Rock mulch without a weed barrier?
We moved into a house a couple years ago that has planters with light-colored to white rock over landscape fabric. I have never had experience with landscape fabric or mulch before. I planted new landscape plants in the back planter last year and found moving rock, cutting holes in the fabric, planting plants, and re-covering with the rock to be quite labor intensive. We still get weeds and grass rooting into the weed/landscape fabric. We have other planters with rock that I want to add grasses, perennials, irises, bulbs, and ground cover to. It seems like a lot of holes will need to be cut in the fabric, so what is the point of having the fabric?
How is it possible to plant these kinds of plants with the fabric and rocks? Can we take the landscape fabric out and keep the rock? We don't want the expense of having the rock hauled away, but it is really difficult to do any kind of gardening with this fabric and rock mulch. Any suggestions?
Larimer County Colorado sustainable gardening and landscaping
The *best* thing to do for plants is to remove all rock and weed barrier and plant into the native soil and use an organic (wood) mulch near the plants. Research has found exactly what you're struggling with--that weeds tend to grow in the soil that settles in the rocks and the weed barrier is only effective for a short period of time. Further, the pores in the weed barrier can clog (from silt and soil) and actually prevent water from penetrating into the root system of plants. In addition, rock mulch can be very hot for some plants, leading to increased stress.

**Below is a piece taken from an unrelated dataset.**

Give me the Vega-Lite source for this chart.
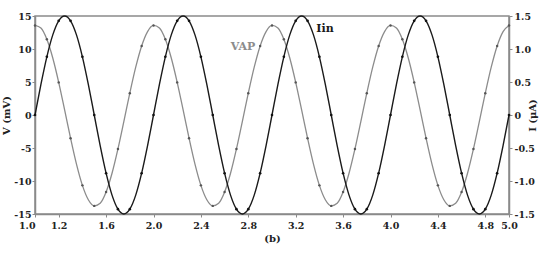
{
  "$schema": "https://vega.github.io/schema/vega-lite/v6.json",
  "width": 474,
  "height": 198,
  "autosize": {"type": "none"},
  "padding": {"left": 35, "top": 16, "right": 41, "bottom": 39},
  "background": "white",
  "config": {
    "view": {"stroke": "#8a8a8a", "strokeWidth": 1.5},
    "font": "DejaVu Serif",
    "axis": {
      "grid": false,
      "domainColor": "#8a8a8a",
      "domainWidth": 1.5,
      "tickColor": "#8a8a8a",
      "tickSize": 3,
      "labelFont": "DejaVu Serif",
      "labelFontWeight": "bold",
      "labelFontSize": 9.5,
      "labelColor": "#222222",
      "titleFont": "DejaVu Serif",
      "titleFontWeight": "bold",
      "titleFontSize": 10,
      "titleColor": "#222222"
    }
  },
  "datasets": {
    "curves": [
      {"t": 1.00, "V": 13.57, "I": 0}, {"t": 1.05, "V": 13.17, "I": 0.464}, {"t": 1.10, "V": 11.47, "I": 0.882}, {"t": 1.15, "V": 8.63, "I": 1.214},
      {"t": 1.20, "V": 4.94, "I": 1.427}, {"t": 1.25, "V": 0.76, "I": 1.5}, {"t": 1.30, "V": -3.51, "I": 1.427}, {"t": 1.35, "V": -7.44, "I": 1.214},
      {"t": 1.40, "V": -10.66, "I": 0.882}, {"t": 1.45, "V": -12.84, "I": 0.464}, {"t": 1.50, "V": -13.77, "I": 0}, {"t": 1.55, "V": -13.37, "I": -0.464},
      {"t": 1.60, "V": -11.67, "I": -0.882}, {"t": 1.65, "V": -8.83, "I": -1.214}, {"t": 1.70, "V": -5.14, "I": -1.427}, {"t": 1.75, "V": -0.96, "I": -1.5},
      {"t": 1.80, "V": 3.31, "I": -1.427}, {"t": 1.85, "V": 7.24, "I": -1.214}, {"t": 1.90, "V": 10.46, "I": -0.882}, {"t": 1.95, "V": 12.64, "I": -0.464},
      {"t": 2.00, "V": 13.57, "I": 0}, {"t": 2.05, "V": 13.17, "I": 0.464}, {"t": 2.10, "V": 11.47, "I": 0.882}, {"t": 2.15, "V": 8.63, "I": 1.214},
      {"t": 2.20, "V": 4.94, "I": 1.427}, {"t": 2.25, "V": 0.76, "I": 1.5}, {"t": 2.30, "V": -3.51, "I": 1.427}, {"t": 2.35, "V": -7.44, "I": 1.214},
      {"t": 2.40, "V": -10.66, "I": 0.882}, {"t": 2.45, "V": -12.84, "I": 0.464}, {"t": 2.50, "V": -13.77, "I": 0}, {"t": 2.55, "V": -13.37, "I": -0.464},
      {"t": 2.60, "V": -11.67, "I": -0.882}, {"t": 2.65, "V": -8.83, "I": -1.214}, {"t": 2.70, "V": -5.14, "I": -1.427}, {"t": 2.75, "V": -0.96, "I": -1.5},
      {"t": 2.80, "V": 3.31, "I": -1.427}, {"t": 2.85, "V": 7.24, "I": -1.214}, {"t": 2.90, "V": 10.46, "I": -0.882}, {"t": 2.95, "V": 12.64, "I": -0.464},
      {"t": 3.00, "V": 13.57, "I": 0}, {"t": 3.05, "V": 13.17, "I": 0.464}, {"t": 3.10, "V": 11.47, "I": 0.882}, {"t": 3.15, "V": 8.63, "I": 1.214},
      {"t": 3.20, "V": 4.94, "I": 1.427}, {"t": 3.25, "V": 0.76, "I": 1.5}, {"t": 3.30, "V": -3.51, "I": 1.427}, {"t": 3.35, "V": -7.44, "I": 1.214},
      {"t": 3.40, "V": -10.66, "I": 0.882}, {"t": 3.45, "V": -12.84, "I": 0.464}, {"t": 3.50, "V": -13.77, "I": 0}, {"t": 3.55, "V": -13.37, "I": -0.464},
      {"t": 3.60, "V": -11.67, "I": -0.882}, {"t": 3.65, "V": -8.83, "I": -1.214}, {"t": 3.70, "V": -5.14, "I": -1.427}, {"t": 3.75, "V": -0.96, "I": -1.5},
      {"t": 3.80, "V": 3.31, "I": -1.427}, {"t": 3.85, "V": 7.24, "I": -1.214}, {"t": 3.90, "V": 10.46, "I": -0.882}, {"t": 3.95, "V": 12.64, "I": -0.464},
      {"t": 4.00, "V": 13.57, "I": 0}, {"t": 4.05, "V": 13.17, "I": 0.464}, {"t": 4.10, "V": 11.47, "I": 0.882}, {"t": 4.15, "V": 8.63, "I": 1.214},
      {"t": 4.20, "V": 4.94, "I": 1.427}, {"t": 4.25, "V": 0.76, "I": 1.5}, {"t": 4.30, "V": -3.51, "I": 1.427}, {"t": 4.35, "V": -7.44, "I": 1.214},
      {"t": 4.40, "V": -10.66, "I": 0.882}, {"t": 4.45, "V": -12.84, "I": 0.464}, {"t": 4.50, "V": -13.77, "I": 0}, {"t": 4.55, "V": -13.37, "I": -0.464},
      {"t": 4.60, "V": -11.67, "I": -0.882}, {"t": 4.65, "V": -8.83, "I": -1.214}, {"t": 4.70, "V": -5.14, "I": -1.427}, {"t": 4.75, "V": -0.96, "I": -1.5},
      {"t": 4.80, "V": 3.31, "I": -1.427}, {"t": 4.85, "V": 7.24, "I": -1.214}, {"t": 4.90, "V": 10.46, "I": -0.882}, {"t": 4.95, "V": 12.64, "I": -0.464},
      {"t": 5.00, "V": 13.57, "I": 0}
    ]
  },
  "encoding": {
    "x": {
      "field": "t",
      "type": "quantitative",
      "scale": {"domain": [1, 5], "nice": false, "zero": false},
      "axis": {
        "values": [1, 1.2, 1.6, 2, 2.4, 2.8, 3.2, 3.6, 4, 4.4, 4.8, 5],
        "format": ".1f",
        "labelPadding": 3,
        "labelAlign": {"condition": {"test": "datum.value == 1", "value": "right"}, "value": "center"},
        "title": "(b)",
        "titlePadding": 4
      }
    }
  },
  "layer": [
    {
      "encoding": {
        "y": {
          "field": "V",
          "type": "quantitative",
          "scale": {"domain": [-15, 15], "nice": false},
          "axis": {
            "orient": "left",
            "values": [-15, -10, -5, 0, 5, 10, 15],
            "labelExpr": "datum.value + ''",
            "labelPadding": 1,
            "title": "V (mV)",
            "titlePadding": 2
          }
        }
      },
      "layer": [
        {
          "data": {"name": "curves"},
          "mark": {"type": "line", "color": "#8c8c8c", "strokeWidth": 1.3, "interpolate": "monotone"}
        },
        {
          "data": {"name": "curves"},
          "transform": [{"filter": "round(datum.t * 20) % 2 == 0"}],
          "mark": {"type": "point", "shape": "circle", "filled": true, "size": 6, "color": "#555555", "opacity": 1}
        },
        {
          "data": {"values": [{"t": 2.755, "V": 10.35, "label": "VAP"}]},
          "mark": {"type": "text", "font": "DejaVu Serif", "fontWeight": "bold", "fontSize": 11, "color": "#8c8c8c", "align": "center", "baseline": "middle"},
          "encoding": {"text": {"field": "label"}}
        }
      ]
    },
    {
      "encoding": {
        "y": {
          "field": "I",
          "type": "quantitative",
          "scale": {"domain": [-1.5, 1.5], "nice": false},
          "axis": {
            "orient": "right",
            "values": [-1.5, -1, -0.5, 0, 0.5, 1, 1.5],
            "labelExpr": "datum.value == 0 ? '0' : (datum.value < 0 ? '-' : '') + format(abs(datum.value), '.1f')",
            "labelPadding": 2,
            "title": "I (μA)",
            "titleAngle": 270,
            "titlePadding": 3
          }
        }
      },
      "layer": [
        {
          "data": {"name": "curves"},
          "mark": {"type": "line", "color": "#1a1a1a", "strokeWidth": 1.4, "interpolate": "monotone"}
        },
        {
          "data": {"name": "curves"},
          "transform": [{"filter": "round(datum.t * 20) % 2 == 0"}],
          "mark": {"type": "point", "shape": "circle", "filled": true, "size": 7, "color": "#111111", "opacity": 1}
        },
        {
          "data": {"values": [{"t": 3.447, "I": 1.3, "label": "Iin"}]},
          "mark": {"type": "text", "font": "DejaVu Serif", "fontWeight": "bold", "fontSize": 11, "color": "#1a1a1a", "align": "center", "baseline": "middle"},
          "encoding": {"text": {"field": "label"}}
        }
      ]
    }
  ],
  "resolve": {"scale": {"y": "independent"}}
}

We (Extension) generally don't recommend using rock mulch (unless it's pea gravel for more succulent/xeric plants). And yes, while it's incredibly expensive to move, if plant health is your top priority, you would remove the fabric and the rocks and only use wood mulch following planting. The great thing about wood mulch is that you can continually replace it as it decomposes...a 2-4" thick layer throughout the landscape is recommended, though keep it 6" away from the base of plants.
Here is additional information on mulch from CSU Extension: http://www.ext.colostate.edu/PUBS/garden/07214.html
Thank you, Alison. Removing the rock entirely makes sense to me. We do have xeric and native plants and our new landscape plan calls for them as well. Our plan is to create a wildscape to attract birds. At least in most of the new area we only have to contend with sod removal. Hopefully, the rock removal won't be too cost prohibitive--otherwise we will just have to work with it.
I think with any landscaping project it's something you do over a period of time. Moving rock and really making the landscape "your own" could take several years. I would start small and focus on certain areas this summer...then make a plan for next summer, ultimately either removing all the rock or finding plants that prefer hot, dry conditions.
The fir is beautiful....I would simply add more wood mulch beneath it.